Review: The Maid's Version

The Maid's Version by Daniel Woodrell (Little, Brown, $25 hardcover, 9780316205856, September 3, 2013)

Daniel Woodrell's The Maid's Version is as rich in mountain vernacular as it is in the history and character of a region steeped in rural Americana. Drawing on a locally famous 1929 West Plains, Mo., explosion and fire that killed 39 mostly young ballroom dancers, Woodrell tells a story of inexplicable tragedy and economic inequality through the secrets, sacrifices and social injustice of a small Ozark town. The fictional Arbor Dance Hall disaster "spared no class or faith, cut into every neighborhood and congregation, spread sadness with indifferent aim," but its cause or perpetrators were never identified--except in the settled mind of Alma DeGeer Dunahew.

Alma is the roughhewn grandmother of Woodrell's narrator, Alek, who first learns of the tragic explosion and its suspicious origins when he's sent from St. Louis by his father to spend a summer with her in little West Table, Mo. His grandfather was an alcoholic ne'er-do-well who left Alma and their three sons to live off stolen table scraps from the wealthy Glencross banking family for whom she served for half a century as a maid. She takes all the hot summer to entertain him with her version of the "colossal accident, an ongoing mystery she thought she'd solved."

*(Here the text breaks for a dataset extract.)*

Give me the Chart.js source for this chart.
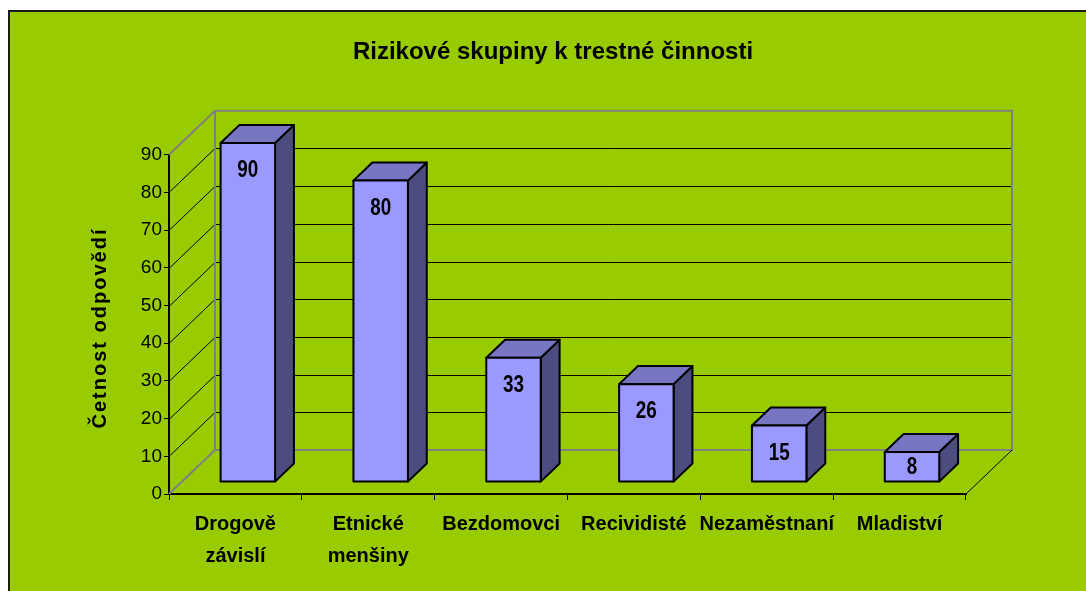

While Alma and Alek hold the center of The Maid's Version, a wonderfully diverse cast plays key roles. Alma's promiscuous sister, Ruby, captures Arthur Glencross's heart but dies in the fire; Sheriff Shot Adderly runs the emotional investigation; "jackleg" Preacher Isaiah Willard rails against the eternally damned dancers ("God's wrath will find you even as you jerk about to pagan sounds and bound reveling in said wickedness"). Even a St. Louis organized crime thug sent to West Table to avenge a mob killing provides a colorful overview of the Ozarks: "This is sure 'nough the boondocks, brother, nothin' but brush apes eatin' dingleberries and draggin' their squaws by the hair."

Woodrell doesn't miss a lick in capturing the language of the Ozark hills and the details of its historically hand-to-mouth life. Encouraging him to study his classroom Shakespeare, Alek's father says: "That flowery fart has things to say, but he doesn't make it easy to get what he means... though when you do get it, it was worth the trouble." Preacher Willard might say: "Amen to that." --Bruce Jacobs

Shelf Talker: Rich in character and Ozark history, Woodrell's new novel continues the masterful mountain storytelling that made Winter's Bone such a hit.